If your base year was unusually high due to a one-time event (like a bonus, severance, or sale of property), you can often appeal to colleges and show more recent tax returns to demonstrate your true financial picture.
What Happens After You Submit the FAFSA?
Once filed, the FAFSA generates a Student Aid Index (SAI)—a dollar figure representing what the government calculates your family can contribute.
- The SAI is the same across every college, but what schools do with it varies.
- Generous institutions like Tufts may cover nearly all of the gap between your SAI and the cost of attendance.
- Other schools may “gap,” offering less than your full need, often filling packages with loans or work-study.
This is why it’s crucial for families to research each college’s financial aid policies. Two schools with similar price tags may yield very different net costs after aid.
Assets to Report (and What to Leave Out) 🤫
A common mistake families make is overreporting assets. The FAFSA does not ask for everything.
Reportable assets include:
- Checking and savings accounts
- Non-retirement investments (stocks, bonds, CDs, mutual funds)

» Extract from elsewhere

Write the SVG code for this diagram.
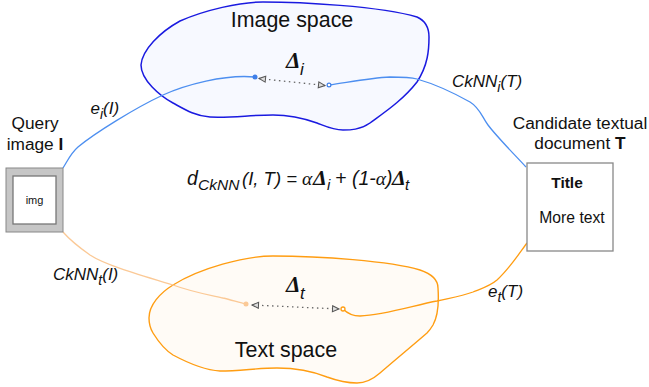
<svg xmlns="http://www.w3.org/2000/svg" width="649" height="387" viewBox="0 0 649 387">
<style>
text{font-family:"Liberation Sans",Arial,sans-serif;fill:#111}
.l{font-size:17.300px}.i{font-size:17px;font-style:italic}
.sp{font-size:21.400px}
.sub{font-size:14px}
.f{font-size:19.500px;font-style:italic}
.d{font-family:"Liberation Serif",serif;font-weight:bold;font-style:italic;font-size:23px}
.ds{font-style:italic;font-size:17px}
.dash{fill:none;stroke:#666;stroke-width:1.300;stroke-dasharray:1.500 3.500;marker-start:url(#a);marker-end:url(#a)}
.con{fill:none;stroke-width:1.300}
</style>
<defs><marker id="a" markerWidth="9" markerHeight="8" refX="7.500" refY="4" orient="auto-start-reverse" markerUnits="userSpaceOnUse"><path d="M1 1L7.500 4L1 7Z" fill="#ddd" stroke="#555" stroke-width="1"/></marker></defs>
<g id="image-space"><path d="M141 65C142 50 160 32 180 21C205 10 240 2 263 2C300 2 380 6 417 17C426 21 429 28 429 37C429 50 428 65 417 82C403 100 385 112 370 123C360 130 350 130 343 130C333 130 325 126 317 123C303 118 288 115 273 115C250 115 232 118 210 117C195 116 184 109 173 103C160 96 141 80 141 65Z" fill="#f7f9ff" stroke="#1a1ae0" stroke-width="1.500"/><text class="sp" x="292" y="27" text-anchor="middle">Image space</text></g>
<g id="text-space"><path d="M149 318C149 305 160 293 173 285C200 268 245 256 273 256C320 256 390 261 420 270C432 274 438 280 438 288C439 303 438 316 433 325C430 330 429 331 427 333C412 346 395 360 380 373C372 380 365 383 357 383C345 383 338 381 327 377C312 371 295 368 277 368C258 368 240 371 220 371C203 370 188 363 173 355C165 350 158 341 153 333C150 328 149 323 149 318Z" fill="#fffbf6" stroke="#ff9d12" stroke-width="1.400"/><text class="sp" x="286" y="357" text-anchor="middle">Text space</text></g>
<g id="connectors">
<path class="con" stroke="#4d8ff0" d="M63 168C68 160 71 153 78 147C95 133 135 108 163 95C185 85 225 74 255 77"/>
<path class="con" stroke="#4d8ff0" d="M329 85C350 82 370 78 390 77C402 77 410 77 417 79C424 81 445 88 470 102C480 108 482 117 488 125C497 137 515 155 526 167"/>
<path class="con" stroke="#fbc996" d="M63 232C70 240 80 248 90 255C105 265 140 275 173 285C195 293 215 296 223 298C232 300 240 303 246 304"/>
<path class="con" stroke="#ff9d12" d="M343 309C347 313 352 316 360 316C385 315 415 305 437 301C450 298 462 296 473 292C483 288 490 286 497 280C510 268 518 255 527 243"/>
<path class="dash" d="M259 78.500L325 85.500"/>
<path class="dash" d="M252 305L339 309"/>
<circle cx="255" cy="77" r="2.500" fill="#3f7fe8"/>
<circle cx="329" cy="85" r="1.900" fill="#fff" stroke="#3f7fe8" stroke-width="1.200"/>
<circle cx="246" cy="304" r="2.500" fill="#fbc996"/>
<circle cx="343" cy="309" r="2" fill="#fff" stroke="#ff9d12" stroke-width="1.300"/>
</g>
<g id="query-image"><rect x="6" y="168" width="57" height="64" fill="#c6c6c6" stroke="#888" stroke-width="1"/><rect x="13" y="176" width="43" height="48" fill="#fff" stroke="#777" stroke-width="1.300"/><text x="34.500" y="204" font-size="11" text-anchor="middle">img</text><text class="l" x="35" y="129" text-anchor="middle">Query</text><text class="l" x="35" y="150" text-anchor="middle">image <tspan font-weight="bold">I</tspan></text></g>
<g id="document"><rect x="527" y="163" width="86" height="88" fill="#fff" stroke="#888" stroke-width="1.300"/><text x="567" y="188" font-size="15.500" font-weight="bold" text-anchor="middle">Title</text><text x="572" y="223" font-size="15.700" text-anchor="middle">More text</text><text class="l" x="580" y="129" text-anchor="middle">Candidate textual</text><text class="l" x="580" y="149" text-anchor="middle">document <tspan font-weight="bold">T</tspan></text></g>
<g id="labels">
<text class="i" x="90.500" y="114">e<tspan class="sub" dy="5">i</tspan><tspan dy="-5">(I)</tspan></text>
<text class="i" x="53" y="280">CkNN<tspan class="sub" dy="5">t</tspan><tspan dy="-5">(I)</tspan></text>
<text class="i" x="452" y="87">CkNN<tspan class="sub" dy="5">i</tspan><tspan dy="-5">(T)</tspan></text>
<text class="i" x="488" y="297">e<tspan class="sub" dy="5">t</tspan><tspan dy="-5">(T)</tspan></text>
<text class="f" x="187" y="185">d</text>
<text class="f" x="198" y="190" style="font-size:15.500px">CkNN</text>
<text class="f" x="242" y="185" style="font-size:18.500px">(I, T) =</text>
<text class="f" x="302" y="185" style="font-family:'Liberation Serif',serif">α</text>
<text class="d" x="313" y="185" style="font-size:22px">Δ</text>
<text class="ds" x="327" y="190" style="font-size:15px">i</text>
<text class="f" x="335" y="185">+</text>
<text class="f" x="352" y="185">(1-<tspan style="font-family:'Liberation Serif',serif">α</tspan>)</text>
<text class="d" x="392" y="185" style="font-size:22px">Δ</text>
<text class="ds" x="405" y="190" style="font-size:15px">t</text>
<text class="d" x="286" y="68">Δ</text>
<text class="ds" x="300" y="75">i</text>
<text class="d" x="286" y="292">Δ</text>
<text class="ds" x="300" y="299">t</text>
</g>
</svg>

- Real estate that is not your primary home
Do NOT include:
- Retirement accounts (401k, IRA, Roth, pensions)
- The equity in your primary residence
Matt recalled a friend who mistakenly included home equity and drastically inflated his family’s SAI. Don’t make that mistake—read the fine print carefully.
Final Takeaways
The FAFSA may feel overwhelming, but breaking it down step by step makes it manageable. Here are the key reminders:
- Always submit the FAFSA—even if you think you won’t qualify for aid.
- Create FSA IDs early for both student and parent contributors.
- Be strategic about the custodial parent in divorced/separated households.
- Plan ahead for the prior-prior tax year to avoid inflating income.
- Know which assets to report—and which to exclude.
By approaching the FAFSA strategically, families can avoid costly mistakes and maximize opportunities for aid.
As Peg noted, financial aid is an area where a little planning can go a long way: “It’s a gray area, but it’s also a planning opportunity.”